The idea isn’t to create healthier worms. Instead, the researchers are hoping to distinguish the microbes in the mealworm’s gut that are more important to the plastic-degrading process from all the other microbes that are present. They also want to determine what it is about the co-feed that optimizes the community and then try to replicate these features.

“If we can determine the key factors that promote that right environment for eating plastics, then one of our goals is to engineer the microbes to do this on their own, without dietary additives — and without the worm,” said Blenner.

Harnessing wild microbes

A significant portion of the new project is dedicated to developing the genetic engineering capabilities to work with these microbes that are not typically found in research labs. Blenner calls them “wild microbes” because they derive from an environmental source, the yellow mealworm.
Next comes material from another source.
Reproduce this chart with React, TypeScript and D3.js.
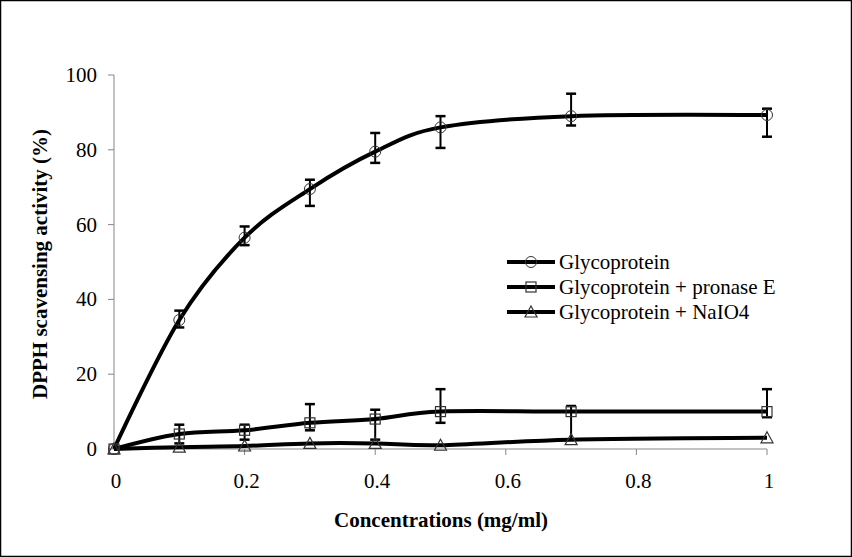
import { useEffect, useRef } from 'react';
import * as d3 from 'd3';

const conc = [0, 0.1, 0.2, 0.3, 0.4, 0.5, 0.7, 1.0];

const glyco = [0, 34.5, 56.5, 69.5, 79.5, 86, 89, 89.3];
const glycoLo = [0, 32.5, 54.5, 65, 76.5, 80.5, 86.5, 83.5];
const glycoHi = [0, 37, 59.5, 72, 84.5, 89, 95, 91];

const pronase = [0, 4, 5, 7, 8, 10, 10, 10];
const pronaseLo = [0, 1.5, 2.5, 5, 2.5, 7, 2.5, 8.5];
const pronaseHi = [0, 6.5, 6.5, 12, 10.5, 16, 11.5, 16];

const naio4 = [0, 0.5, 0.8, 1.5, 1.5, 1, 2.5, 3];

const xTicks = [0, 0.2, 0.4, 0.6, 0.8, 1];
const yTicks = [0, 20, 40, 60, 80, 100];

const seriesNames = ['Glycoprotein', 'Glycoprotein + pronase E', 'Glycoprotein + NaIO4'];

const W = 852;
const H = 557;
const FONT = 'Liberation Serif';
const FS = 21;

export default function App() {
  const svgRef = useRef<SVGSVGElement>(null);

  useEffect(() => {
    if (!svgRef.current) return;
    const svg = d3.select(svgRef.current);
    svg.selectAll('*').remove();

    const x = d3.scaleLinear().domain([0, 1]).range([114, 767]);
    const y = d3.scaleLinear().domain([0, 100]).range([449, 75]);

    svg.append('rect')
      .attr('x', 0.5).attr('y', 0.5)
      .attr('width', W - 1).attr('height', H - 1)
      .attr('fill', 'white').attr('stroke', 'black').attr('stroke-width', 1.5);

    const axisColor = '#868686';

    // y axis
    svg.append('line')
      .attr('x1', x(0)).attr('x2', x(0)).attr('y1', y(0)).attr('y2', y(100))
      .attr('stroke', axisColor);
    yTicks.forEach(t => {
      svg.append('line')
        .attr('x1', x(0) - 6).attr('x2', x(0)).attr('y1', y(t)).attr('y2', y(t))
        .attr('stroke', axisColor);
      svg.append('text')
        .attr('x', 97).attr('y', y(t) + 7)
        .attr('text-anchor', 'end')
        .attr('font-family', FONT).attr('font-size', FS)
        .text(t);
    });

    // x axis
    svg.append('line')
      .attr('x1', x(0)).attr('x2', x(1)).attr('y1', y(0)).attr('y2', y(0))
      .attr('stroke', axisColor);
    xTicks.forEach(t => {
      svg.append('text')
        .attr('x', x(t) + 2).attr('y', 488)
        .attr('text-anchor', 'middle')
        .attr('font-family', FONT).attr('font-size', FS)
        .text(t);
      if (t === 0) return;
      svg.append('line')
        .attr('x1', x(t)).attr('x2', x(t)).attr('y1', y(0)).attr('y2', y(0) + 6)
        .attr('stroke', axisColor);
    });

    svg.append('text')
      .attr('x', 441).attr('y', 527)
      .attr('text-anchor', 'middle')
      .attr('font-family', FONT).attr('font-size', FS).attr('font-weight', 'bold')
      .text('Concentrations (mg/ml)');

    svg.append('text')
      .attr('transform', `translate(47,264) rotate(-90)`)
      .attr('text-anchor', 'middle')
      .attr('font-family', FONT).attr('font-size', FS).attr('font-weight', 'bold')
      .text('DPPH scavensing activity (%)');

    const line = d3.line<number>()
      .x((_, i) => x(conc[i]))
      .y(d => y(d))
      .curve(d3.curveCardinal.tension(0));

    [naio4, pronase, glyco].forEach(s => {
      svg.append('path')
        .attr('d', line(s))
        .attr('fill', 'none')
        .attr('stroke', 'black')
        .attr('stroke-width', 4);
    });

    // error bars
    const errs: [number[], number[]][] = [[glycoLo, glycoHi], [pronaseLo, pronaseHi]];
    errs.forEach(([lo, hi]) => {
      conc.forEach((c, i) => {
        if (i === 0) return;
        const cx = x(c);
        svg.append('line')
          .attr('x1', cx).attr('x2', cx).attr('y1', y(lo[i])).attr('y2', y(hi[i]))
          .attr('stroke', 'black').attr('stroke-width', 2);
        [lo[i], hi[i]].forEach(v => {
          svg.append('line')
            .attr('x1', cx - 5).attr('x2', cx + 5).attr('y1', y(v)).attr('y2', y(v))
            .attr('stroke', 'black').attr('stroke-width', 2.5);
        });
      });
    });

    const markerStroke = '#333';
    const drawMarker = (g: d3.Selection<SVGGElement, unknown, null, undefined>, kind: number, cx: number, cy: number) => {
      if (kind === 0) {
        g.append('circle').attr('cx', cx).attr('cy', cy).attr('r', 5.5)
          .attr('fill', 'none').attr('stroke', markerStroke).attr('stroke-width', 1);
      } else if (kind === 1) {
        g.append('rect').attr('x', cx - 5).attr('y', cy - 5).attr('width', 10).attr('height', 10)
          .attr('fill', 'none').attr('stroke', markerStroke).attr('stroke-width', 1.2);
      } else {
        g.append('path')
          .attr('d', `M${cx},${cy - 6}L${cx + 6},${cy + 5}L${cx - 6},${cy + 5}Z`)
          .attr('fill', 'none').attr('stroke', markerStroke).attr('stroke-width', 1.2);
      }
    };

    const mg = svg.append('g');
    [glyco, pronase, naio4].forEach((s, k) => {
      s.forEach((v, i) => drawMarker(mg, k, x(conc[i]), y(v)));
    });

    // legend
    const lg = svg.append('g');
    seriesNames.forEach((name, k) => {
      const ly = 262 + k * 25;
      lg.append('line')
        .attr('x1', 507).attr('x2', 555).attr('y1', ly).attr('y2', ly)
        .attr('stroke', 'black').attr('stroke-width', 4);
      drawMarker(lg, k, 531, ly);
      lg.append('text')
        .attr('x', 559).attr('y', ly + 7)
        .attr('font-family', FONT).attr('font-size', FS)
        .text(name);
    });
  }, []);

  return (
    <svg
      ref={svgRef}
      width={W}
      height={H}
      style={{ position: 'absolute', left: 0, top: 0 }}
    />
  );
}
“We hope to develop a general set of engineering tools to manipulate the genetics and metabolism of the microbes,” said Blenner. “Once we can do this kind of engineering in the individual microbes, next we must figure out how to put the engineered microbes back together into stable microbial communities with the capacity to convert plastic waste into new polymers.”
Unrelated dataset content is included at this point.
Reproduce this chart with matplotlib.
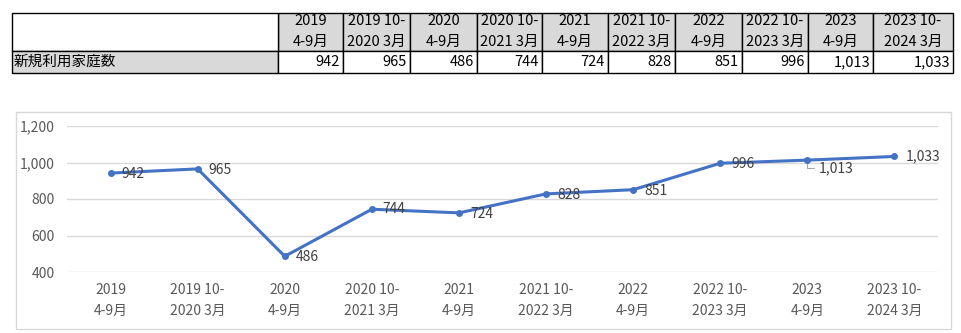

To understand the pathways that will make this possible, collaborator Yinjie Tang’s team at Washington University will use mass spectrometry experiments to map out, through metabolism, the reactions that occur when the microbes degrade plastics. Specifically, Tang’s team wants to trace which reactions are using carbon that originates from the plastic itself to understand what the plastic molecules are degraded into and how the microbes use them. For instance, perhaps an individual microbe produces some substances that it finds useless, but that another microbe in the community needs.

UD researchers involved in the work include Blenner, Solomon and LaShanda Korley, who directs the Center for Plastics Innovation, an Energy Frontier Research Center established at UD with support from the U.S. Department of Energy. Blenner noted that Solomon remains a key collaborator in the work and that his novel computational methods and genetic engineering techniques will help the team understand how plastics are being modified by individual microbes, the microbial community and the worms. Korley’s support will provide needed technical expertise to understand plastic analytics. All of this will enable Blenner to focus on ways to develop and deploy these genetic engineering tools in non-model systems.

The research team also hopes to engineer microbes that don’t naturally degrade plastics to become capable of doing so, by giving them the tools and genes that are missing. To get there, Oak Ridge National Laboratory’s Carrie Eckert, synthetic biology group leader, Adam Guss, genetic and metabolic engineer, and William Alexander, associate research and development staff scientist, will contribute expertise in identifying bacterial defense systems that make it harder for organisms to be genetically modified and in developing workflows to help engineer around them.

If successful, the team’s overall approach can help support a circular plastics economy, while reducing carbon dioxide emissions and dependency on petroleum.

“We tried to focus on some of the harder plastics from a biological perspective to degrade, plastics that we don’t recycle very well right now … that mechanical recycling can’t feasibly handle and where chemical recycling hasn’t really gotten there yet,” said Blenner.